-- BEGIN --
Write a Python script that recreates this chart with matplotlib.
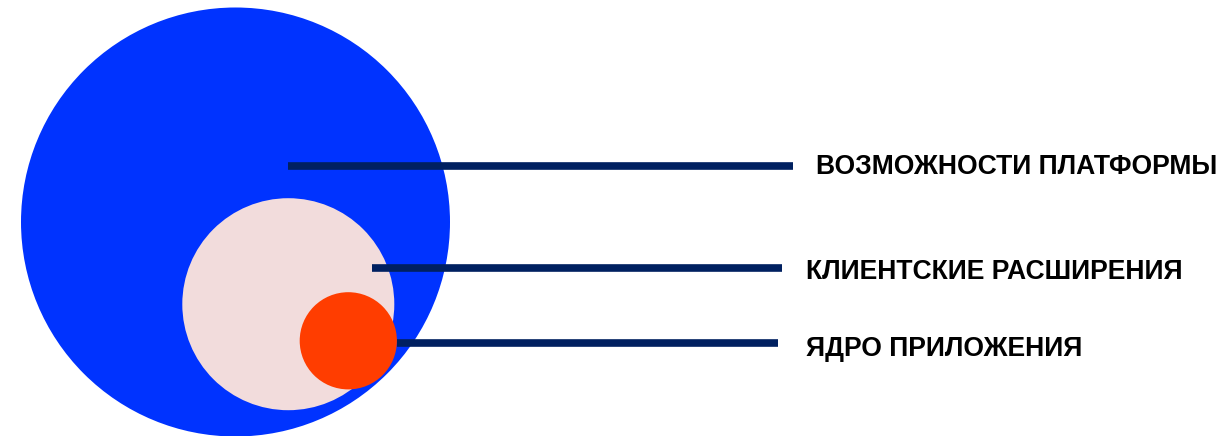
import matplotlib.pyplot as plt
from matplotlib.patches import Circle

plt.rcParams['font.family'] = ['Liberation Sans', 'DejaVu Sans']

# nested circles: centre x, centre y, radius (pixels, y down)
circle_x = [235.5, 288.3, 348.3]
circle_y = [222.0, 304.2, 340.8]
circle_r = [214.5, 106.0, 48.6]
circle_colors = ['#0033FF', '#F2DCDC', '#FF3D00']

# leader lines and labels
line_start = [288, 372, 397]
line_end = [792.5, 782, 778]
line_y = [166, 267.8, 342.8]
labels = ['ВОЗМОЖНОСТИ ПЛАТФОРМЫ', 'КЛИЕНТСКИЕ РАСШИРЕНИЯ', 'ЯДРО ПРИЛОЖЕНИЯ']
label_x = [816, 806.5, 806]
label_y = [166.5, 271.5, 349]

fig = plt.figure(figsize=(12.24, 4.36), dpi=100)
ax = fig.add_axes([0, 0, 1, 1])
ax.set_xlim(0, 1224)
ax.set_ylim(436, 0)
ax.set_aspect('equal')
ax.axis('off')

for i in range(3):
    z = 1 if i < 2 else 3
    ax.add_patch(Circle((circle_x[i], circle_y[i]), circle_r[i],
                        color=circle_colors[i], lw=0, zorder=z + i * 0.1))

for x0, x1, y in zip(line_start, line_end, line_y):
    ax.plot([x0, x1], [y, y], color='#002060', lw=5.5,
            solid_capstyle='butt', zorder=2)

for x, y, t in zip(label_x, label_y, labels):
    ax.text(x, y, t, fontsize=19.1, fontweight='bold', color='black',
            ha='left', va='center')

fig.savefig('out.png', dpi=100)
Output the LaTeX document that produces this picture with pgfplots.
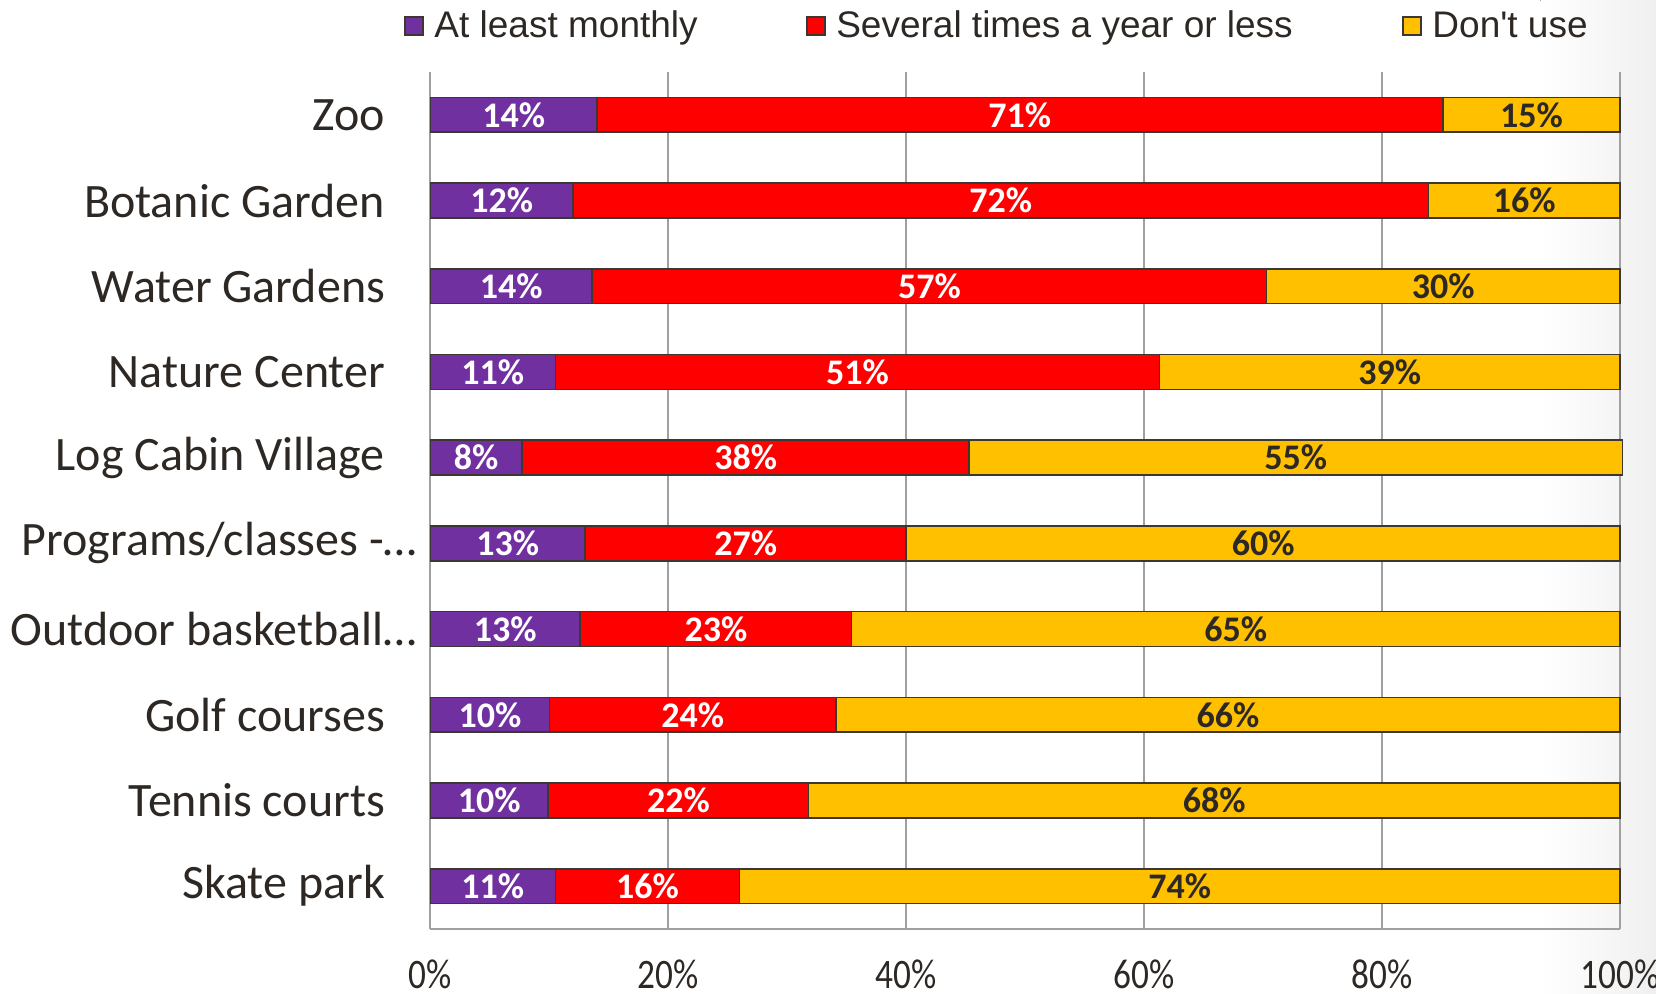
\documentclass[border=0pt]{standalone}
\usepackage{pgfplots}
\pgfplotsset{compat=1.18}
\usepackage{pgfplotstable}
\usepackage{fontspec}
\setmainfont{Carlito}
\newfontfamily\legfont{Liberation Sans}
\newfontfamily\tickfont[FakeStretch=0.84]{Carlito}

\definecolor{monthly}{RGB}{112,48,160}
\definecolor{yearly}{RGB}{255,0,0}
\definecolor{nouse}{RGB}{255,192,0}
\definecolor{txt}{RGB}{45,40,35}
\definecolor{gridc}{RGB}{160,160,160}
\definecolor{edge}{RGB}{60,55,50}

% pos: 0 = top row; m/s/d = segment lengths, lm/ls/ld = printed labels
\pgfplotstableread{
pos m    s     d     lm ls ld
0   14.0 71.1  14.9  14 71 15
1   12.0 71.9  16.1  12 72 16
2   13.6 56.7  29.7  14 57 30
3   10.5 50.8  38.7  11 51 39
4    7.7 37.6  54.9   8 38 55
5   13.0 27.0  60.0  13 27 60
6   12.6 22.8  64.6  13 23 65
7   10.0 24.1  65.9  10 24 66
8    9.9 21.9  68.2  10 22 68
9   10.5 15.5  74.0  11 16 74
}\usage

\newcommand\legentry[2]{\hspace*{5.25pt}\makebox[#1][l]{#2}}

\begin{document}
\begin{tikzpicture}
% faint grey fade on the right edge, as in the slide
\fill[left color=white, right color=black!6] (555pt,-32pt) rectangle (612.8pt,464.5pt);
\begin{axis}[
  scale only axis,
  width=594.8pt, height=428.5pt,
  xbar stacked,
  bar width=17.4pt,
  y dir=reverse,
  xmin=0, xmax=100,
  ymin=-0.5, ymax=9.5,
  xtick={0,20,40,60,80,100},
  xticklabels={0\%,20\%,40\%,60\%,80\%,100\%},
  ytick={0,...,9},
  yticklabels={Zoo, Botanic Garden, Water Gardens, Nature Center, Log Cabin Village,
    Programs/classes -…\kern-16pt, Outdoor basketball…\kern-16pt,
    Golf courses, Tennis courts, Skate park},
  major tick length=0pt,
  axis x line*=bottom,
  axis y line*=left,
  axis line style={gridc, line width=1pt},
  xmajorgrids,
  major grid style={gridc, line width=1pt},
  yticklabel style={font=\fontsize{24}{28}\selectfont, text=txt, inner sep=0pt,
    anchor=east, xshift=-22.5pt},
  xticklabel style={font=\tickfont\fontsize{21}{24}\selectfont, text=txt, inner sep=0pt,
    anchor=center, yshift=-22.5pt},
  point meta=explicit symbolic,
  nodes near coords={\pgfplotspointmeta\%},
  every node near coord/.append style={font=\bfseries\fontsize{18}{21}\selectfont},
  legend columns=3,
  legend style={at={(0,1)}, anchor=west, xshift=-13pt, yshift=23pt,
    draw=none, fill=none, inner sep=0pt, outer sep=0pt, column sep=0pt,
    nodes={inner sep=0pt},
    font=\legfont\fontsize{18.5}{22}\selectfont, text=txt},
  legend cell align=left,
  clip=false,
]
\addplot[fill=monthly, draw=edge, line width=0.8pt,
  every node near coord/.append style={text=white},
  legend image code/.code={\draw[fill=monthly, draw=edge, line width=0.8pt] (0pt,-4.5pt) rectangle (9pt,4.5pt);}]
  table[x=m, y=pos, meta=lm] {\usage};
\addlegendentry{\legentry{185.85pt}{At least monthly}}
\addplot[fill=yearly, draw=edge, line width=0.8pt,
  every node near coord/.append style={text=white},
  legend image code/.code={\draw[fill=yearly, draw=edge, line width=0.8pt] (0pt,-4.5pt) rectangle (9pt,4.5pt);}]
  table[x=s, y=pos, meta=ls] {\usage};
\addlegendentry{\legentry{283.05pt}{Several times a year or less}}
\addplot[fill=nouse, draw=edge, line width=0.8pt,
  every node near coord/.append style={text=txt},
  legend image code/.code={\draw[fill=nouse, draw=edge, line width=0.8pt] (0pt,-4.5pt) rectangle (9pt,4.5pt);}]
  table[x=d, y=pos, meta=ld] {\usage};
\addlegendentry{\legentry{0pt}{Don't use}}
\end{axis}
\pgfresetboundingbox
\path[use as bounding box] (-215.2pt,-32pt) rectangle (612.8pt,464.5pt);
\end{tikzpicture}
\end{document}
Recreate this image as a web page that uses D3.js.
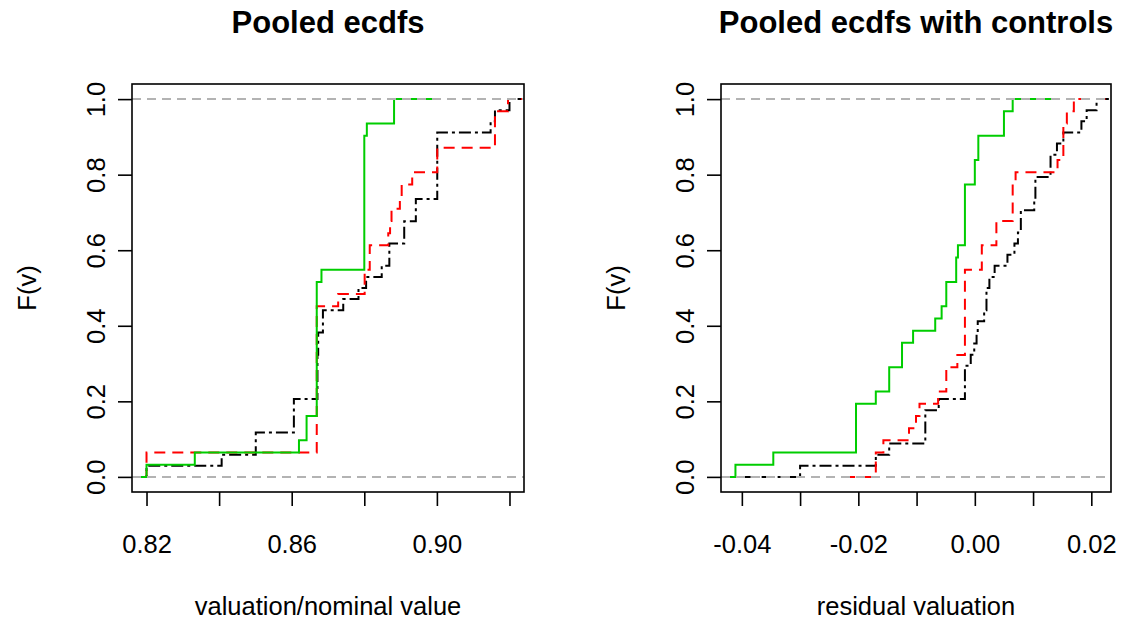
<!DOCTYPE html>
<html>
<head>
<meta charset="utf-8">
<script src="https://cdn.jsdelivr.net/npm/d3@7"></script>
<style>
  body { margin: 0; background: #fff; }
  svg { display: block; font-family: 'Liberation Sans', Arial, sans-serif; }
</style>
</head>
<body>
<div class="chart"></div>
<script>
// sample sizes of the three groups
const blackN = 34;
const redN = 31;
const greenN = 31;

// left panel: valuation / nominal value
const leftLimits = [0.82, 0.92];
const leftTicks = [0.82, 0.84, 0.86, 0.88, 0.90, 0.92];
const leftTickLabels = ['0.82', '', '0.86', '', '0.90', ''];

const leftBlackX = [0.8200, 0.8407, 0.8501, 0.8606, 0.8671, 0.8673, 0.8686, 0.8742, 0.8784, 0.8805,
  0.8848, 0.8869, 0.8910, 0.8942, 0.9001, 0.9148, 0.9160, 0.9200];
const leftBlackCount = [1, 2, 4, 7, 11, 13, 15, 16, 17, 18, 19, 21, 23, 25, 31, 32, 33, 34];

const leftRedX = [0.8200, 0.8669, 0.8728, 0.8801, 0.8815, 0.8866, 0.8871, 0.8875, 0.8898, 0.8903,
  0.8932, 0.9001, 0.9160, 0.9196];
const leftRedCount = [2, 14, 15, 17, 19, 20, 21, 22, 23, 24, 25, 27, 30, 31];

const leftGreenX = [0.8200, 0.8333, 0.8620, 0.8641, 0.8669, 0.8682, 0.8800, 0.8807, 0.8882];
const leftGreenCount = [1, 2, 3, 5, 16, 17, 28, 29, 31];

// right panel: residual valuation
const rightLimits = [-0.0411, 0.0209];
const rightTicks = [-0.04, -0.03, -0.02, -0.01, 0.00, 0.01, 0.02];
const rightTickLabels = ['-0.04', '', '-0.02', '', '0.00', '', '0.02'];

const rightBlackX = [-0.0300, -0.0170, -0.0147, -0.0085, -0.0062, -0.0017, -0.0007, -0.0001, 0.0003, 0.0005,
  0.0016, 0.0020, 0.0025, 0.0034, 0.0056, 0.0068, 0.0074, 0.0079, 0.0102, 0.0104,
  0.0130, 0.0141, 0.0152, 0.0183, 0.0192, 0.0209];
const rightBlackCount = [1, 2, 3, 6, 7, 10, 11, 12, 13, 14, 15, 17, 18, 19, 20, 21, 22, 24, 25, 27,
  29, 30, 31, 32, 33, 34];

const rightRedX = [-0.0170, -0.0157, -0.0113, -0.0101, -0.0095, -0.0063, -0.0049, -0.0030, -0.0017, 0.0012,
  0.0037, 0.0065, 0.0070, 0.0142, 0.0152, 0.0158, 0.0170];
const rightRedCount = [2, 3, 4, 5, 6, 7, 9, 10, 17, 19, 21, 24, 25, 26, 29, 30, 31];

const rightGreenX = [-0.0411, -0.0346, -0.0204, -0.0170, -0.0147, -0.0125, -0.0106, -0.0068, -0.0057, -0.0049,
  -0.0032, -0.0029, -0.0017, 0.0000, 0.0006, 0.0050, 0.0065];
const rightGreenCount = [1, 2, 6, 7, 9, 11, 12, 13, 14, 16, 18, 19, 24, 26, 28, 30, 31];

const yTicks = [0, 0.2, 0.4, 0.6, 0.8, 1.0];

const styles = {
  black: { color: '#000000', dash: '12,4,3,4' },
  red: { color: '#FF0000', dash: '11,7' },
  green: { color: '#00CD00', dash: null },
};

const panels = [
  {
    title: 'Pooled ecdfs', xlab: 'valuation/nominal value',
    box: { x0: 132, x1: 524 },
    limits: leftLimits, ticks: leftTicks, tickLabels: leftTickLabels,
    series: [
      { x: leftBlackX, count: leftBlackCount, n: blackN, ...styles.black },
      { x: leftRedX, count: leftRedCount, n: redN, ...styles.red },
      { x: leftGreenX, count: leftGreenCount, n: greenN, ...styles.green },
    ],
  },
  {
    title: 'Pooled ecdfs with controls', xlab: 'residual valuation',
    box: { x0: 721, x1: 1111 },
    limits: rightLimits, ticks: rightTicks, tickLabels: rightTickLabels,
    series: [
      { x: rightBlackX, count: rightBlackCount, n: blackN, ...styles.black },
      { x: rightRedX, count: rightRedCount, n: redN, ...styles.red },
      { x: rightGreenX, count: rightGreenCount, n: greenN, ...styles.green },
    ],
  },
];

const plotTop = 84;
const plotBottom = 492;

const svg = d3.select('.chart')
  .append('svg')
  .attr('width', 1125)
  .attr('height', 623);

const drawPanel = (panel, i) => {
  const { x0, x1 } = panel.box;
  const pad = (panel.limits[1] - panel.limits[0]) * 0.04;
  const x = d3.scaleLinear()
    .domain([panel.limits[0] - pad, panel.limits[1] + pad])
    .range([x0, x1]);
  const y = d3.scaleLinear()
    .domain([-0.04, 1.04])
    .range([plotBottom, plotTop]);

  const g = svg.append('g');

  g.append('clipPath')
    .attr('id', `clip${i}`)
    .append('rect')
    .attr('x', x0)
    .attr('y', plotTop)
    .attr('width', x1 - x0)
    .attr('height', plotBottom - plotTop);

  const plot = g.append('g').attr('clip-path', `url(#clip${i})`);

  const line = d3.line()
    .x(d => x(d[0]))
    .y(d => y(d[1]))
    .curve(d3.curveStepAfter);

  panel.series.forEach((s, j) => {
    // first ecdf runs across the whole plot, added ones stop 2*dr past their knots (like plot.stepfun)
    let from, to;
    if (j === 0) {
      from = x.domain()[0] - 1;
      to = x.domain()[1] + 1;
    } else {
      const dr = Math.max(0.08 * (d3.max(s.x) - d3.min(s.x)), d3.median(d3.pairs(s.x, (a, b) => b - a)));
      from = s.x[0] - 2 * dr;
      to = s.x[s.x.length - 1] + 2 * dr;
    }
    const pts = [[from, 0]]
      .concat(s.x.map((v, k) => [v, s.count[k] / s.n]))
      .concat([[to, s.count[s.count.length - 1] / s.n]]);

    plot.append('path')
      .attr('d', line(pts))
      .attr('fill', 'none')
      .attr('stroke', s.color)
      .attr('stroke-width', 2)
      .attr('stroke-dasharray', s.dash);
  });

  // gray reference lines at 0 and 1
  plot.selectAll('line.ref')
    .data([0, 1])
    .enter()
    .append('line')
    .attr('class', 'ref')
    .attr('x1', x0)
    .attr('x2', x1)
    .attr('y1', d => y(d))
    .attr('y2', d => y(d))
    .attr('stroke', '#B3B3B3')
    .attr('stroke-width', 2)
    .attr('stroke-dasharray', '9,6');

  g.append('rect')
    .attr('x', x0)
    .attr('y', plotTop)
    .attr('width', x1 - x0)
    .attr('height', plotBottom - plotTop)
    .attr('fill', 'none')
    .attr('stroke', '#000')
    .attr('stroke-width', 1.6);

  const xAxis = d3.axisBottom(x)
    .tickValues(panel.ticks)
    .tickFormat((d, k) => panel.tickLabels[k])
    .tickSize(14)
    .tickPadding(29);

  const xg = g.append('g')
    .attr('transform', `translate(0,${plotBottom})`)
    .call(xAxis);
  xg.select('.domain').remove();
  xg.selectAll('line').attr('stroke', '#000').attr('stroke-width', 1.6);
  xg.selectAll('text')
    .attr('font-size', '25.5px')
    .attr('font-family', "'Liberation Sans', Arial, sans-serif")
    .attr('fill', '#000');

  const yAxis = d3.axisLeft(y)
    .tickValues(yTicks)
    .tickFormat(d3.format('.1f'))
    .tickSize(14);

  const yg = g.append('g')
    .attr('transform', `translate(${x0},0)`)
    .call(yAxis);
  yg.select('.domain').remove();
  yg.selectAll('line').attr('stroke', '#000').attr('stroke-width', 1.6);
  yg.selectAll('text')
    .attr('x', null)
    .attr('dy', '0.35em')
    .attr('text-anchor', 'middle')
    .attr('transform', 'translate(-36,0) rotate(-90)')
    .attr('font-size', '25.5px')
    .attr('font-family', "'Liberation Sans', Arial, sans-serif")
    .attr('fill', '#000');

  g.append('text')
    .attr('x', (x0 + x1) / 2)
    .attr('y', 33)
    .attr('text-anchor', 'middle')
    .attr('font-size', '31px')
    .attr('font-weight', 'bold')
    .text(panel.title);

  g.append('text')
    .attr('x', (x0 + x1) / 2)
    .attr('y', 615)
    .attr('text-anchor', 'middle')
    .attr('font-size', '25.5px')
    .text(panel.xlab);

  g.append('text')
    .attr('transform', `translate(${x0 - 105},${(plotTop + plotBottom) / 2}) rotate(-90)`)
    .attr('dy', '0.35em')
    .attr('text-anchor', 'middle')
    .attr('font-size', '25.5px')
    .text('F(v)');
};

panels.forEach(drawPanel);
</script>
</body>
</html>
-- END --
Task:
Could the lines from the top of the material through the line with "color=circle_colors[i], lw=0, zorder=z" be repeated exactly, pictures left out?

Task answer:
Write a Python script that recreates this chart with matplotlib.
import matplotlib.pyplot as plt
from matplotlib.patches import Circle

plt.rcParams['font.family'] = ['Liberation Sans', 'DejaVu Sans']

# nested circles: centre x, centre y, radius (pixels, y down)
circle_x = [235.5, 288.3, 348.3]
circle_y = [222.0, 304.2, 340.8]
circle_r = [214.5, 106.0, 48.6]
circle_colors = ['#0033FF', '#F2DCDC', '#FF3D00']

# leader lines and labels
line_start = [288, 372, 397]
line_end = [792.5, 782, 778]
line_y = [166, 267.8, 342.8]
labels = ['ВОЗМОЖНОСТИ ПЛАТФОРМЫ', 'КЛИЕНТСКИЕ РАСШИРЕНИЯ', 'ЯДРО ПРИЛОЖЕНИЯ']
label_x = [816, 806.5, 806]
label_y = [166.5, 271.5, 349]

fig = plt.figure(figsize=(12.24, 4.36), dpi=100)
ax = fig.add_axes([0, 0, 1, 1])
ax.set_xlim(0, 1224)
ax.set_ylim(436, 0)
ax.set_aspect('equal')
ax.axis('off')

for i in range(3):
    z = 1 if i < 2 else 3
    ax.add_patch(Circle((circle_x[i], circle_y[i]), circle_r[i],
                        color=circle_colors[i], lw=0, zorder=z + i * 0.1))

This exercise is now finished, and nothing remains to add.